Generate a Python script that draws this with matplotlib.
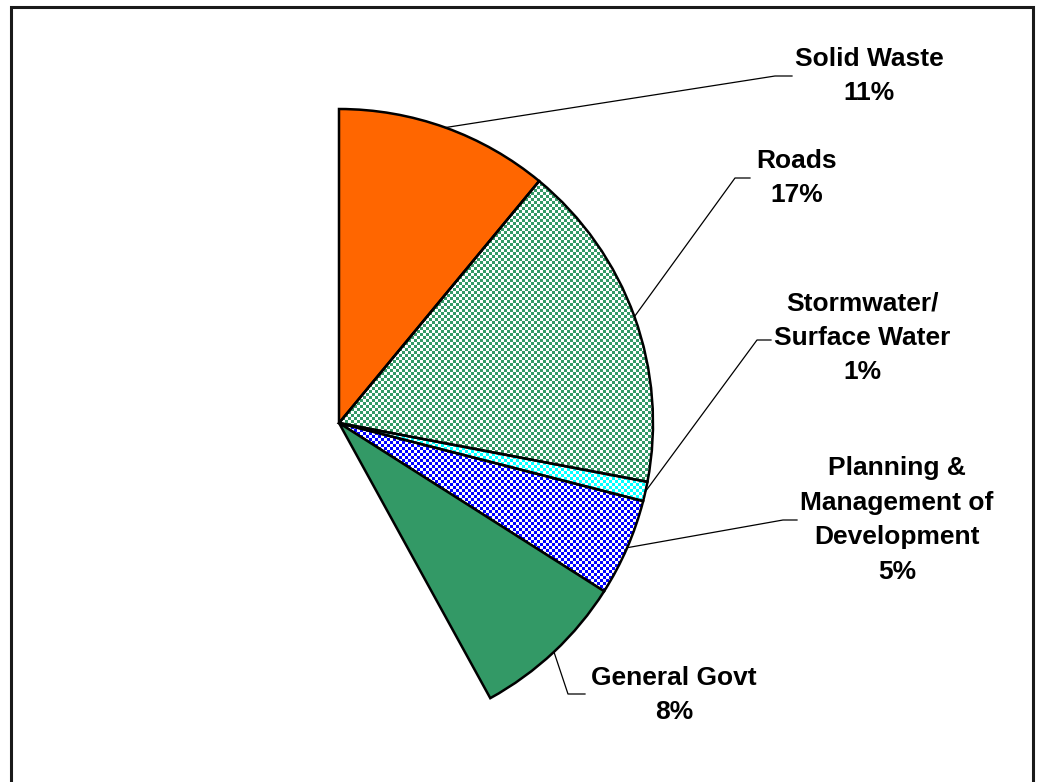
import numpy as np
import matplotlib
matplotlib.use('Agg')
import matplotlib.pyplot as plt
from matplotlib.patches import Rectangle

# capital spending shares by service area (percent)
categories = ['Solid Waste', 'Roads', 'Stormwater/\nSurface Water',
              'Planning &\nManagement of\nDevelopment', 'General Govt']
shares = [11, 17, 1, 5, 8]
labels = ['%s\n%d%%' % (c, s) for c, s in zip(categories, shares)]

solid_colors = ['#FF6600', None, None, None, '#339966']
dither_colors = [None, '#339966', '#00FFFF', '#0000FF', None]

# label block centres and leader-line elbows, in pixels from top-left
label_xy = [(869, 76), (797, 178), (862, 338), (897, 520), (674, 695)]
elbow_xy = [(775, 76), (735, 178), (757, 340), (783, 520), (568, 694)]
tip_xy = [(792, 76), (750, 178), (771, 340), (797, 520), (585, 694)]

W, H = 1039, 782
cx, cy, R = 339, 423, 314

plt.rcParams['font.family'] = ['Liberation Sans', 'DejaVu Sans']

fig = plt.figure(figsize=(W / 100, H / 100), dpi=100)
ax = fig.add_axes([0, 0, 1, 1])

face = [c if c else 'none' for c in solid_colors]
wedges, _ = ax.pie([s / 100 for s in shares], normalize=False, startangle=90,
                   counterclock=False, center=(cx, H - cy), radius=R,
                   colors=face,
                   wedgeprops=dict(edgecolor='black', linewidth=1.8))

# checkered fills, clipped to their wedge
yy, xx = np.mgrid[0:H, 0:W]
checker = ((xx // 3 + yy // 3) % 2).astype(bool)
for w, col in zip(wedges, dither_colors):
    if col is None:
        continue
    rgb = np.array(matplotlib.colors.to_rgb(col))
    img = np.ones((H, W, 3))
    img[checker] = rgb
    im = ax.imshow(img, extent=(0, W, 0, H), origin='upper',
                   interpolation='none', zorder=0)
    im.set_clip_path(w)

# leader lines from the middle of each arc to its label
for w, lab, (lx, ly), (ex, ey), (tx, ty) in zip(wedges, labels, label_xy, elbow_xy, tip_xy):
    mid = np.deg2rad((w.theta1 + w.theta2) / 2)
    sx = cx + R * np.cos(mid)
    sy = (H - cy) + R * np.sin(mid)
    ax.plot([sx, ex, tx], [sy, H - ey, H - ty], color='black', lw=0.9, zorder=3)
    ax.text(lx, H - ly, lab, ha='center', va='center', fontsize=19,
            fontweight='bold', linespacing=1.55, zorder=4)

# chart border
ax.add_patch(Rectangle((11, -20), 1022, H - 7 + 20, fill=False,
                       edgecolor='#1a1a1a', lw=2.2, clip_on=False, zorder=5))

ax.set_xlim(0, W)
ax.set_ylim(0, H)
ax.set_aspect('equal')
ax.axis('off')

fig.savefig('out.png', dpi=100)
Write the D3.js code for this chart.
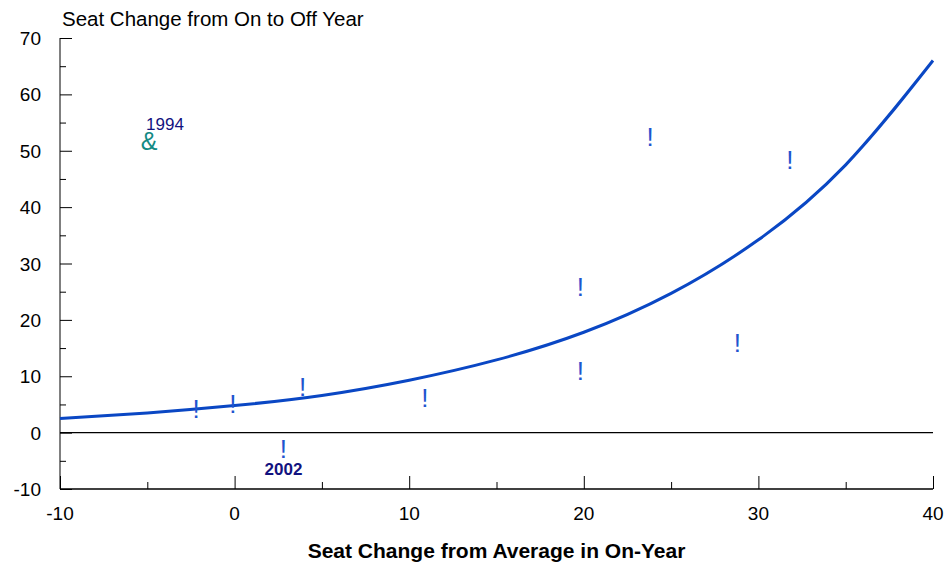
<!DOCTYPE html>
<html>
<head>
<meta charset="utf-8">
<script src="https://cdn.jsdelivr.net/npm/d3@7"></script>
<style>
  body { margin: 0; background: #fff; }
  text { font-family: "Liberation Sans", Arial, sans-serif; }
</style>
</head>
<body>
<svg id="chart" width="948" height="565"></svg>
<script>
// observed elections: seat change from average in on-year (x) vs change to off-year (y)
const pointX = [-2.2, -0.1, 3.9, 10.9, 2.8, 19.8, 19.8, 23.8, 31.8, 28.8];
const pointY = [4.2, 5.1, 8.1, 6.2, -2.9, 25.8, 10.9, 52.4, 48.3, 15.9];
const pointLabel = ["", "", "", "", "2002", "", "", "", "", ""];

// 1994 drawn with its own symbol
const outlierX = [-4.9];
const outlierY = [51.7];
const outlierLabel = ["1994"];

// fitted curve
const curveX = [-10, -5, 0, 5, 10, 15, 20, 25, 30, 35, 40];
const curveY = [2.5, 3.5, 4.8, 6.6, 9.3, 12.9, 17.8, 24.7, 34.2, 47.5, 66];

const xTicks = [-10, 0, 10, 20, 30, 40];
const yTicks = [-10, 0, 10, 20, 30, 40, 50, 60, 70];

const svg = d3.select("#chart");
const x = d3.scaleLinear().domain([-10, 40]).range([60, 933]);
const y = d3.scaleLinear().domain([-10, 70]).range([489, 38]);

// y axis, ticks pointing inward
const yAxis = d3.axisRight(y)
  .tickValues(d3.range(-10, 71, 5))
  .tickSize(6)
  .tickFormat("");
const gy = svg.append("g").attr("transform", "translate(60,0)").call(yAxis);
gy.selectAll(".tick line").filter(d => d % 10 === 0).attr("x2", 12);
gy.select(".domain").attr("d", "M0,38V489");

svg.append("g").selectAll("text")
  .data(yTicks)
  .enter().append("text")
  .attr("x", 41)
  .attr("y", d => y(d) + 7)
  .attr("text-anchor", "end")
  .attr("font-size", 19)
  .text(d => d);

// x axis, ticks pointing up
const xAxis = d3.axisTop(x)
  .tickValues(d3.range(-10, 41, 5))
  .tickSize(7)
  .tickFormat("");
const gx = svg.append("g").attr("transform", "translate(0,489)").call(xAxis);
gx.selectAll(".tick line").filter(d => d % 10 === 0).attr("y2", -13);
gx.select(".domain").attr("d", "M60,0H933").attr("stroke-width", 1.5);

svg.append("g").selectAll("text")
  .data(xTicks)
  .enter().append("text")
  .attr("x", d => x(d))
  .attr("y", 520)
  .attr("text-anchor", "middle")
  .attr("font-size", 19)
  .text(d => d);

// zero line
svg.append("line")
  .attr("x1", x(-10)).attr("x2", x(40))
  .attr("y1", y(0)).attr("y2", y(0))
  .attr("stroke", "#000").attr("stroke-width", 1.3);

// curve
const line = d3.line()
  .x((d, i) => x(curveX[i]))
  .y(d => y(d))
  .curve(d3.curveNatural);
svg.append("path")
  .datum(curveY)
  .attr("d", line)
  .attr("fill", "none")
  .attr("stroke", "#0a47c4")
  .attr("stroke-width", 3);

// points
const pts = pointX.map((d, i) => ({ x: d, y: pointY[i], label: pointLabel[i] }));

svg.append("g").selectAll("text")
  .data(pts)
  .enter().append("text")
  .attr("x", d => x(d.x))
  .attr("y", d => y(d.y) + 9)
  .attr("text-anchor", "middle")
  .attr("font-size", 26)
  .attr("fill", "#1f55cf")
  .text("!");

svg.append("g").selectAll("text")
  .data(pts.filter(d => d.label !== ""))
  .enter().append("text")
  .attr("x", d => x(d.x))
  .attr("y", d => y(d.y) + 26)
  .attr("text-anchor", "middle")
  .attr("font-size", 17)
  .attr("font-weight", "bold")
  .attr("fill", "#12127f")
  .text(d => d.label);

const outs = outlierX.map((d, i) => ({ x: d, y: outlierY[i], label: outlierLabel[i] }));

svg.append("g").selectAll("text")
  .data(outs)
  .enter().append("text")
  .attr("x", d => x(d.x))
  .attr("y", d => y(d.y) + 9)
  .attr("text-anchor", "middle")
  .attr("font-size", 25)
  .attr("fill", "#138a84")
  .text("&");

svg.append("g").selectAll("text")
  .data(outs)
  .enter().append("text")
  .attr("x", d => x(d.x) - 3)
  .attr("y", d => y(d.y) - 11)
  .attr("font-size", 17)
  .attr("fill", "#12127f")
  .text(d => d.label);

// titles
svg.append("text")
  .attr("x", 62).attr("y", 26)
  .attr("font-size", 20.5)
  .text("Seat Change from On to Off Year");

svg.append("text")
  .attr("x", x(15)).attr("y", 558)
  .attr("text-anchor", "middle")
  .attr("font-size", 21)
  .attr("font-weight", "bold")
  .text("Seat Change from Average in On-Year");
</script>
</body>
</html>
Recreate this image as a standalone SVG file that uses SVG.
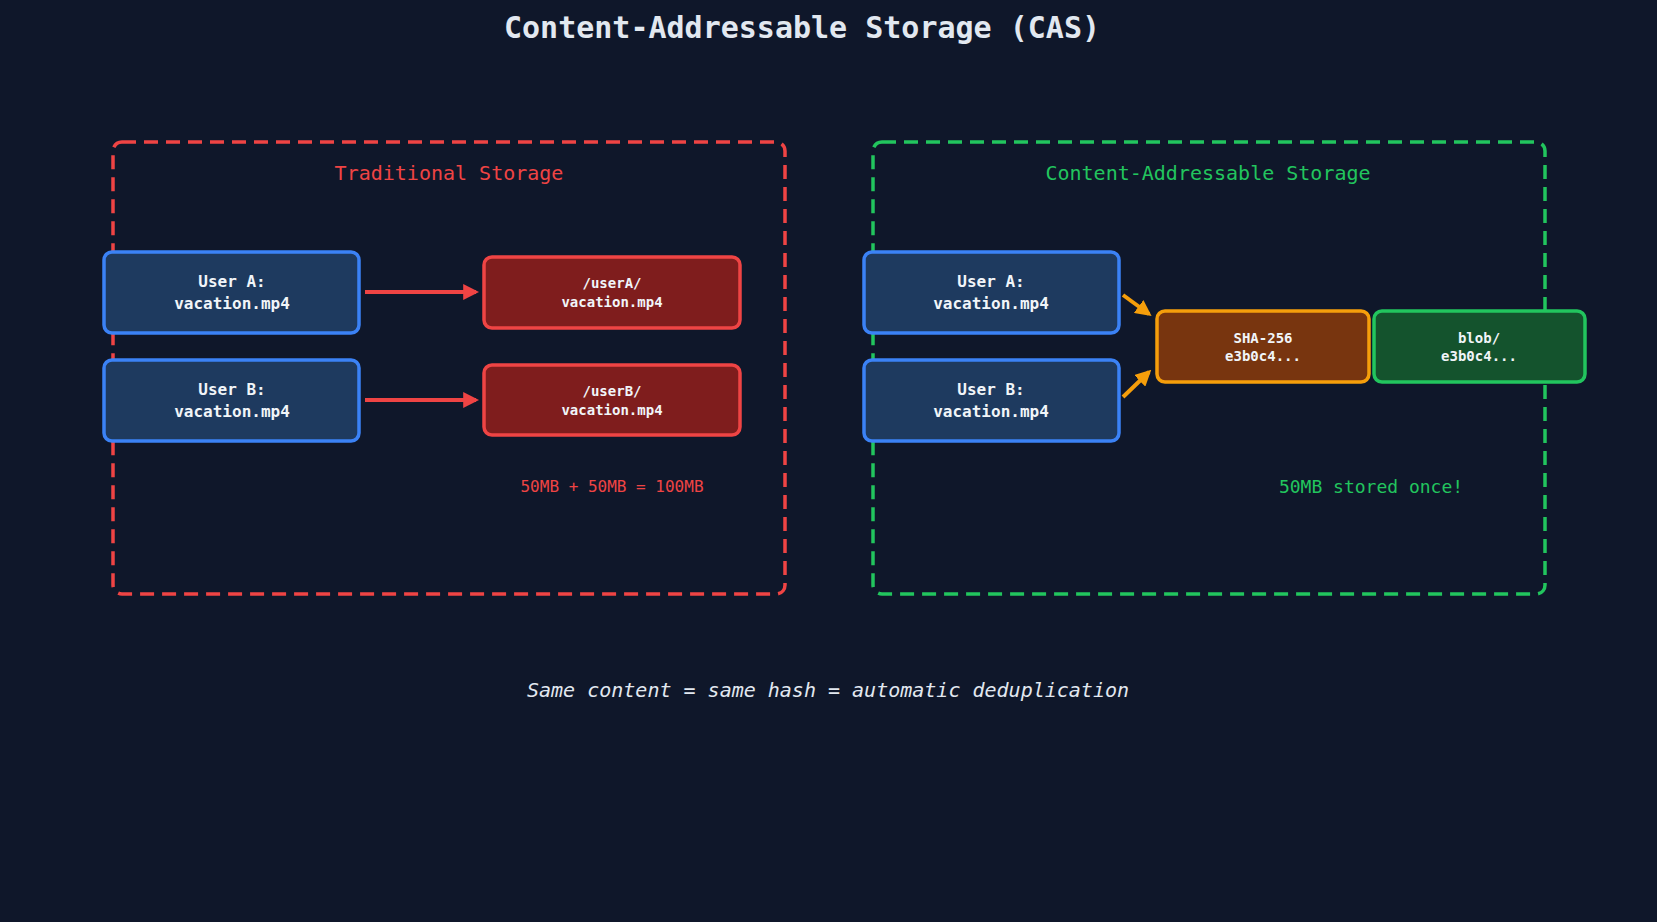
<svg xmlns="http://www.w3.org/2000/svg" width="1657" height="922" viewBox="0 0 1657 922">
<defs>
<style>
text{font-family:"DejaVu Sans Mono","Liberation Mono",monospace;text-anchor:middle}
.frame{fill:none;stroke-width:3.5;stroke-dasharray:14 8}
.user{fill:#1e3a5f;stroke:#3b82f6;stroke-width:3.5}
.lbl{fill:#f1f5f9;font-weight:bold;font-size:16px}
.sm{fill:#f1f5f9;font-weight:bold;font-size:14px}
</style>
<marker id="ar" viewBox="0 0 10 10" refX="8" refY="5" markerWidth="4" markerHeight="4" orient="auto"><path d="M0,0L10,5L0,10z" fill="#ef4444"/></marker>
<marker id="ao" viewBox="0 0 10 10" refX="8" refY="5" markerWidth="4" markerHeight="4" orient="auto"><path d="M0,0L10,5L0,10z" fill="#f59e0b"/></marker>
</defs>
<rect width="1657" height="922" fill="#0f172a"/>
<text x="802" y="38" font-size="30" font-weight="bold" fill="#e2e8f0">Content-Addressable Storage (CAS)</text>
<g id="traditional"><rect class="frame" x="113" y="142" width="672" height="452" rx="9" stroke="#ef4444"/>
<text x="449" y="180" font-size="20" fill="#ef4444">Traditional Storage</text></g>
<g id="cas"><rect class="frame" x="873" y="142" width="672" height="452" rx="9" stroke="#22c55e"/>
<text x="1208" y="180" font-size="20" fill="#22c55e">Content-Addressable Storage</text></g>
<g id="connectors" stroke-width="4" fill="none">
<path d="M365,292H476" stroke="#ef4444" marker-end="url(#ar)"/>
<path d="M365,400H476" stroke="#ef4444" marker-end="url(#ar)"/>
<path d="M1123,295L1149,314" stroke="#f59e0b" marker-end="url(#ao)"/>
<path d="M1123,397L1149,372" stroke="#f59e0b" marker-end="url(#ao)"/>
</g>
<g id="tA"><rect class="user" x="104" y="252" width="255" height="81" rx="8"/><text class="lbl" x="232" y="287">User A:</text><text class="lbl" x="232" y="309">vacation.mp4</text></g>
<g id="tB"><rect class="user" x="104" y="360" width="255" height="81" rx="8"/><text class="lbl" x="232" y="395">User B:</text><text class="lbl" x="232" y="417">vacation.mp4</text></g>
<g id="fA"><rect x="484" y="257" width="256" height="71" rx="8" fill="#7f1d1d" stroke="#ef4444" stroke-width="3.5"/><text class="sm" x="612" y="288">/userA/</text><text class="sm" x="612" y="307">vacation.mp4</text></g>
<g id="fB"><rect x="484" y="365" width="256" height="70" rx="8" fill="#7f1d1d" stroke="#ef4444" stroke-width="3.5"/><text class="sm" x="612" y="396">/userB/</text><text class="sm" x="612" y="415">vacation.mp4</text></g>
<text x="612" y="492" font-size="16" fill="#ef4444">50MB + 50MB = 100MB</text>
<g id="cA"><rect class="user" x="864" y="252" width="255" height="81" rx="8"/><text class="lbl" x="991" y="287">User A:</text><text class="lbl" x="991" y="309">vacation.mp4</text></g>
<g id="cB"><rect class="user" x="864" y="360" width="255" height="81" rx="8"/><text class="lbl" x="991" y="395">User B:</text><text class="lbl" x="991" y="417">vacation.mp4</text></g>
<g id="sha"><rect x="1157" y="311" width="212" height="71" rx="8" fill="#78350f" stroke="#f59e0b" stroke-width="3.5"/><text class="sm" x="1263" y="343">SHA-256</text><text class="sm" x="1263" y="361">e3b0c4...</text></g>
<g id="blob"><rect x="1374" y="311" width="211" height="71" rx="8" fill="#14532d" stroke="#22c55e" stroke-width="3.5"/><text class="sm" x="1479" y="343">blob/</text><text class="sm" x="1479" y="361">e3b0c4...</text></g>
<text x="1371" y="493" font-size="18" fill="#22c55e">50MB stored once!</text>
<text x="828" y="697" font-size="20" font-style="italic" fill="#e2e8f0">Same content = same hash = automatic deduplication</text>
</svg>
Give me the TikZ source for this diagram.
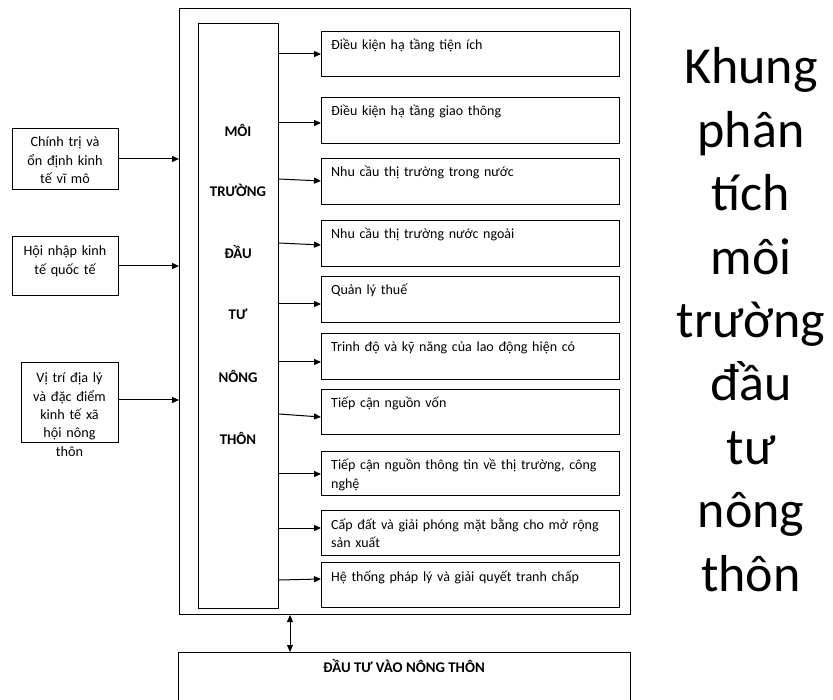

# Work instructions
Above are several records. Count the lines among them that contain "with" and give only the total.

# Response to the task
2